Destabilization of geodesic acoustic-like mode in the presence of poloidally inhomogeneous heat sources in tokamak plasmas

Abstract

The effects of poloidally inhomogeneous heat sources are investigated through a gyrokinetic formula in collisionless toroidal plasmas. A gyrokinetic dispersion relation is newly derived under the assumption that equilibrium parallel heat flows are generated to remove the injected poloidally nonuniform heat source. The dispersion relation is numerically solved, considering both inboard and outboard heat source injections. In the case of the inboard source injection, both Stringer spin-up and geodesic acoustic mode (GAM) are excited. Conversely, outboard injection leads to the emergence of a heat source-driven GAM (referred to as Q-GAM), featuring a frequency around half that of the standard GAM. Various physical quantities of the Q-GAM, such as mode frequency and source threshold, are analyzed through parametric scans.

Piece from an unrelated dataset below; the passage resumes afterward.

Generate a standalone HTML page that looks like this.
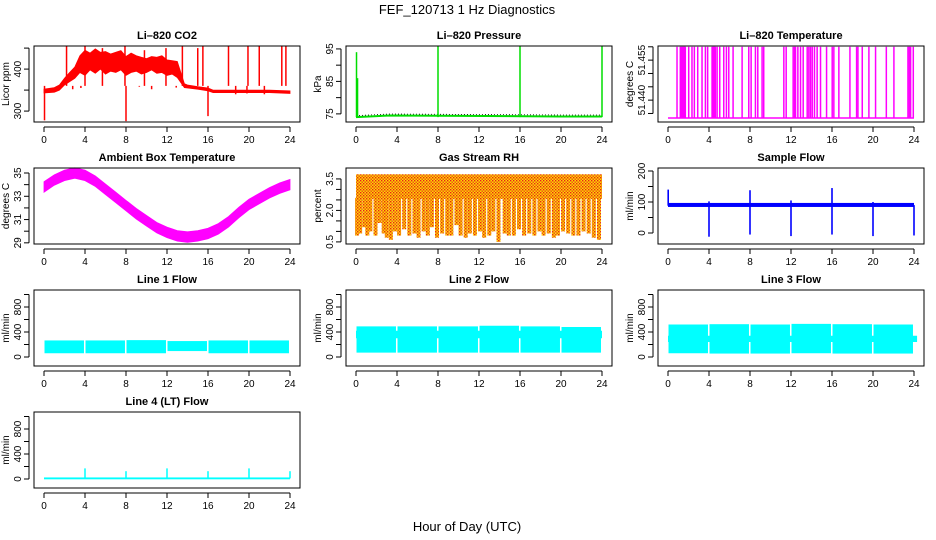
<!DOCTYPE html>
<html><head><meta charset="utf-8"><title>FEF_120713 1 Hz Diagnostics</title>
<style>
html,body{margin:0;padding:0;background:#fff;}
svg{display:block;font-family:"Liberation Sans",Arial,sans-serif;}
</style></head>
<body>
<svg id="chart" width="936" height="540" viewBox="0 0 936 540" xmlns="http://www.w3.org/2000/svg">
<defs>
<pattern id="rhpat" width="3" height="3" patternUnits="userSpaceOnUse">
<rect width="3" height="3" fill="#ffd800"/><rect x="0" y="0" width="1.4" height="1.4" fill="#e8201a"/><rect x="1.5" y="1.5" width="1.4" height="1.4" fill="#e8401a"/>
</pattern>
</defs>
<text x="467" y="14" text-anchor="middle" font-size="13">FEF_120713  1 Hz Diagnostics</text>
<text x="467" y="531" text-anchor="middle" font-size="13">Hour of Day (UTC)</text>
</svg>
<script>
// ---- data (hours of day) ----
const hourTicks = [0,4,8,12,16,20,24];
// CO2 band
const co2Hours = [0,1,1.5,2,2.5,3,3.5,4,4.5,5,5.5,6,6.5,7,7.5,8,8.5,9,9.5,10,10.5,11,11.5,12,12.5,13,13.7,14,15,16,16.5,18,20,22,24];
const co2Low  = [343,345,350,362,370,378,392,385,398,390,400,388,395,392,398,385,392,395,388,392,398,390,392,385,388,380,356,355,352,348,344,344,344,344,342];
const co2High = [352,356,362,378,392,405,432,445,438,448,440,442,436,440,444,430,438,432,428,425,430,428,432,422,420,418,365,362,358,355,350,350,350,350,348];
const co2SpikeT = [0.05,2.2,4.0,5.7,7.9,8.0,9.8,11.9,13.5,15.0,15.5,16.0,18.0,19.9,21.0,23.2,23.6,2.8,3.6,6.2,9.3,10.5,12.9,14.2,18.7,19.8,21.5];
const co2SpikeV = [278,455,455,450,455,276,445,450,455,450,455,288,455,455,455,455,455,352,355,360,358,352,356,355,340,342,340];
// Li-820 pressure
const presHours = [0,3.3,20,24];
const presBase = [74.0,74.5,74.2,74.2];
const presSpikeT = [0.05,0.15,8.0,16.0,24.0];
const presSpikeV = [94.0,86.0,95.8,96.0,95.8];
// Li-820 temperature
const tempBase = 51.4333;
const tempTop = 51.4600;
const tempSpikeT = [0.88,1.2,1.28,1.37,1.45,1.53,1.61,1.69,2.02,2.34,2.57,2.9,3.32,3.65,3.87,4.3,4.38,4.46,4.54,4.62,4.79,5.05,5.44,5.7,5.93,6.35,7.23,7.88,8.11,8.53,8.76,9.18,9.34,11.3,11.53,12.21,12.34,12.44,12.67,12.93,13.19,13.58,13.74,13.9,14.07,14.29,14.55,14.88,15.47,16.02,16.18,16.67,17.75,18.4,18.53,18.95,19.6,20.25,21.3,22.04,23.41,23.54,23.67,23.93];
// Ambient box temperature
const ambHours = [0,1,2,3,4,5,6,7,8,9,10,11,12,13,14,15,16,17,18,19,20,21,22,23,24];
const ambMid = [33.8,34.4,34.8,35.0,34.8,34.3,33.6,32.9,32.2,31.5,30.9,30.3,29.9,29.6,29.5,29.6,29.8,30.2,30.8,31.6,32.3,32.8,33.3,33.7,34.0];
const ambHalf = 0.45;
// Gas stream RH
const rhTop = 3.72;
const rhBottom = 2.55;
const rhSpikeT = [0.2,0.5,0.9,1.2,1.5,2.0,2.4,2.8,3.1,3.5,3.9,4.3,4.8,5.3,5.8,6.2,6.7,7.1,7.5,8.0,8.5,9.0,9.4,9.9,10.3,10.8,11.2,11.7,12.2,12.6,13.1,13.5,14.0,14.6,15.0,15.5,16.0,16.5,17.0,17.5,18.0,18.4,18.9,19.4,19.8,20.3,20.8,21.3,21.8,22.3,22.8,23.3,23.8];
const rhSpikeV = [0.8,0.9,1.2,0.8,1.0,0.8,1.4,0.9,0.7,0.6,1.0,0.8,1.1,0.8,0.9,0.7,1.0,0.8,1.2,0.7,0.9,0.8,0.8,1.3,0.8,0.7,0.9,0.8,1.0,0.7,0.8,1.0,0.5,0.9,0.8,0.8,1.1,0.8,0.9,0.8,1.0,0.8,0.9,0.7,0.8,1.0,0.9,0.8,0.8,1.0,0.9,0.7,0.6];
// Sample flow
const sfLow = 84, sfHigh = 97;
const sfSpikeT = [0.02,4.0,8.0,12.0,16.0,20.0,24.0];
const sfSpikeUp = [140,102,138,105,145,100,90];
const sfSpikeDown = [88,-12,-5,-10,-5,-10,-8];
// Line flows: segment starts/ends
const segStart = [0.05,4.05,8.05,12.05,16.05,20.05];
const segEnd = [3.9,7.9,11.9,15.9,19.9,23.9];
const line1Low = [60,60,60,95,60,60];
const line1High = [265,265,270,255,265,265];
const line2Low = [70,70,70,70,70,70];
const line2High = [490,490,490,500,490,480];
const line3Low = [60,55,55,60,55,55];
const line3High = [520,525,520,530,525,520];
const line4Base = 10;
const line4SpikeT = [4.0,8.0,12.0,16.0,20.0,24.0];
const line4SpikeV = [170,125,170,125,170,125];

// ---- layout ----
const svg = document.getElementById('chart');
const NS = 'http://www.w3.org/2000/svg';
const colLeft = [34,346,658];
const rowTop = [46,168,290,412];
const boxW = 266, boxH = 76;
function mk(tag, attrs, parent){
  const e = document.createElementNS(NS, tag);
  for (const k in attrs) e.setAttribute(k, attrs[k]);
  (parent||svg).appendChild(e);
  return e;
}
function panel(name, col, row, title, ylab, ymin, ymax, yticks, ylabels){
  const g = mk('g', {});
  
  
  const L = colLeft[col], T = rowTop[row];
  const xs = h => L + 10 + h/24*246;
  const ys = v => T + boxH - (v - ymin)/(ymax - ymin)*boxH;
  const t = mk('text', {x: L+boxW/2, y: T-7, 'text-anchor':'middle', 'font-size':'11', 'font-weight':'bold'}, g);
  t.textContent = title;
  
  
  const marks = mk('g', {}, g);
  
  
  const box = mk('rect', {x:L, y:T, width:boxW, height:boxH, fill:'none', stroke:'#000', 'stroke-width':'1'}, g);
  
  
  const xa = mk('g', {}, g);
  
  
  mk('line', {x1:xs(0), x2:xs(24), y1:T+boxH+5, y2:T+boxH+5, stroke:'#000'}, xa);
  hourTicks.forEach(h => {
    mk('line', {x1:xs(h), x2:xs(h), y1:T+boxH+5, y2:T+boxH+10, stroke:'#000'}, xa);
    const lb = mk('text', {x:xs(h), y:T+boxH+21, 'text-anchor':'middle', 'font-size':'10'}, xa);
    lb.textContent = h;
  });
  const ya = mk('g', {}, g);
  
  
  mk('line', {x1:L-5, x2:L-5, y1:ys(yticks[0]), y2:ys(yticks[yticks.length-1]), stroke:'#000'}, ya);
  yticks.forEach(v => mk('line', {x1:L-10, x2:L-5, y1:ys(v), y2:ys(v), stroke:'#000'}, ya));
  ylabels.forEach(v => {
    const lb = mk('text', {x:0, y:0, 'text-anchor':'middle', 'font-size':'10', transform:`translate(${L-13},${ys(+v)}) rotate(-90)`}, ya);
    lb.textContent = v;
  });
  const yl = mk('text', {x:0, y:0, 'text-anchor':'middle', 'font-size':'10', transform:`translate(${L-25},${T+boxH/2}) rotate(-90)`}, g);
  yl.textContent = ylab;
  
  
  return {xs, ys, g: marks};
}
function band(p, hs, lo, hi, color){
  let d = hs.map((h,i)=>(i?'L':'M')+p.xs(h).toFixed(1)+','+p.ys(hi[i]).toFixed(1)).join('');
  for (let i=hs.length-1;i>=0;i--) d += 'L'+p.xs(hs[i]).toFixed(1)+','+p.ys(lo[i]).toFixed(1);
  return mk('path', {d: d+'Z', fill: color, stroke: color, 'stroke-width':'0.8'}, p.g);
}
function vline(p, h, v1, v2, color, w){
  return mk('line', {x1:p.xs(h), x2:p.xs(h), y1:p.ys(v1), y2:p.ys(v2), stroke:color, 'stroke-width':w||1.2}, p.g);
}

// CO2
{
  const p = panel('co2', 0, 0, 'Li\u2013820 CO2', 'Licor ppm', 274, 455, [300,350,400,450], ['300','400']);
  const b = band(p, co2Hours, co2Low, co2High, '#ff0000');
  
  co2SpikeT.forEach((h,i) => {
    const l = vline(p, h, 360, co2SpikeV[i], '#ff0000', 1.5);
    
  });
}
// Pressure
{
  const p = panel('pressure', 1, 0, 'Li\u2013820 Pressure', 'kPa', 72.5, 95.9, [75,80,85,90,95], ['75','85','95']);
  const d = presHours.map((h,i)=>(i?'L':'M')+p.xs(h)+','+p.ys(presBase[i])).join('');
  const l = mk('path', {d, fill:'none', stroke:'#00dd00', 'stroke-width':'2'}, p.g);
  
  const l2 = mk('path', {d, fill:'none', stroke:'#000', 'stroke-width':'0.8', 'stroke-dasharray':'1 2', transform:'translate(0,-1.5)'}, p.g);
  
  presSpikeT.forEach((h,i) => {
    const s = vline(p, h, presBase[0], presSpikeV[i], '#00dd00', 1.5);
    
  });
}
// Li-820 temperature
{
  const p = panel('li820-temp', 2, 0, 'Li\u2013820 Temperature', 'degrees C', 51.4318, 51.4603, [51.435,51.440,51.445,51.450,51.455,51.460], ['51.440','51.455']);
  const b = mk('line', {x1:p.xs(0), x2:p.xs(24), y1:p.ys(tempBase), y2:p.ys(tempBase), stroke:'#ff00ff', 'stroke-width':'1.5'}, p.g);
  
  tempSpikeT.forEach(h => {
    const s = vline(p, h, tempBase, tempTop, '#ff00ff', 1.5);
    
  });
}
// Ambient
{
  const p = panel('ambient-temp', 0, 1, 'Ambient Box Temperature', 'degrees C', 28.9, 35.43, [29,30,31,32,33,34,35], ['29','31','33','35']);
  const b = band(p, ambHours, ambMid.map(v=>v-ambHalf), ambMid.map(v=>v+ambHalf), '#ff00ff');
  
}
// RH
{
  const p = panel('gas-rh', 1, 1, 'Gas Stream RH', 'percent', 0.40, 4.02, [0.5,1.0,1.5,2.0,2.5,3.0,3.5], ['0.5','2.0','3.5']);
  const r = mk('rect', {x:p.xs(0), y:p.ys(rhTop), width:p.xs(24)-p.xs(0), height:p.ys(rhBottom)-p.ys(rhTop), fill:'url(#rhpat)'}, p.g);
  
  rhSpikeT.forEach((h,i) => {
    const s = mk('rect', {x:p.xs(h)-3, y:p.ys(rhBottom)-1, width:4, height:p.ys(rhSpikeV[i])-p.ys(rhBottom)+1, fill:'url(#rhpat)'}, p.g);
    
  });
}
// Sample flow
{
  const p = panel('sample-flow', 2, 1, 'Sample Flow', 'ml/min', -35.5, 209.7, [0,50,100,150,200], ['0','100','200']);
  const r = mk('rect', {x:p.xs(0), y:p.ys(sfHigh), width:p.xs(24)-p.xs(0), height:p.ys(sfLow)-p.ys(sfHigh), fill:'#0000ff'}, p.g);
  
  sfSpikeT.forEach((h,i) => {
    const s = vline(p, h, sfSpikeDown[i], sfSpikeUp[i], '#0000ff', 1.6);
    
  });
}
// Line flows
function linePanel(name, col, row, title, lo, hi){
  const p = panel(name, col, row, title, 'ml/min', -144, 1072, [0,200,400,600,800,1000], ['0','400','800']);
  segStart.forEach((s,i) => {
    const r = mk('rect', {x:p.xs(s), y:p.ys(hi[i]), width:p.xs(segEnd[i])-p.xs(s), height:p.ys(lo[i])-p.ys(hi[i]), fill:'#00ffff'}, p.g);
    
  });
  return p;
}
linePanel('line1-flow', 0, 2, 'Line 1 Flow', line1Low, line1High);
{
  const p = linePanel('line2-flow', 1, 2, 'Line 2 Flow', line2Low, line2High);
  const c = mk('rect', {x:p.xs(0), y:p.ys(420), width:p.xs(24)-p.xs(0), height:p.ys(300)-p.ys(420), fill:'#00ffff'}, p.g);
  
}
{
  const p = linePanel('line3-flow', 2, 2, 'Line 3 Flow', line3Low, line3High);
  const c = mk('rect', {x:p.xs(0), y:p.ys(340), width:p.xs(24.3)-p.xs(0), height:p.ys(240)-p.ys(340), fill:'#00ffff'}, p.g);
  
}
{
  const p = panel('line4-flow', 0, 3, 'Line 4 (LT) Flow', 'ml/min', -144, 1072, [0,200,400,600,800,1000], ['0','400','800']);
  const b = mk('rect', {x:p.xs(0), y:p.ys(line4Base+15), width:p.xs(24)-p.xs(0), height:p.ys(line4Base-15)-p.ys(line4Base+15), fill:'#00ffff'}, p.g);
  
  line4SpikeT.forEach((h,i) => {
    const s = vline(p, h, line4Base, line4SpikeV[i], '#00ffff', 1.5);
    
  });
}
</script>
</body></html>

The Q-GAM exhibits similarities with the energetic-particle-driven GAM (EGAM), particularly in its frequency range, and both belong to one of the strong Landau damped poles. Despite having distinct driving mechanisms and structural differences in parallel velocity and poloidal coordinates, the response function of the perturbed parallel pressure to the potential, mainly contributing to the destabilization of each mode around half of the GAM frequency, is derived to have a similar form for both the Q-GAM and EGAM cases.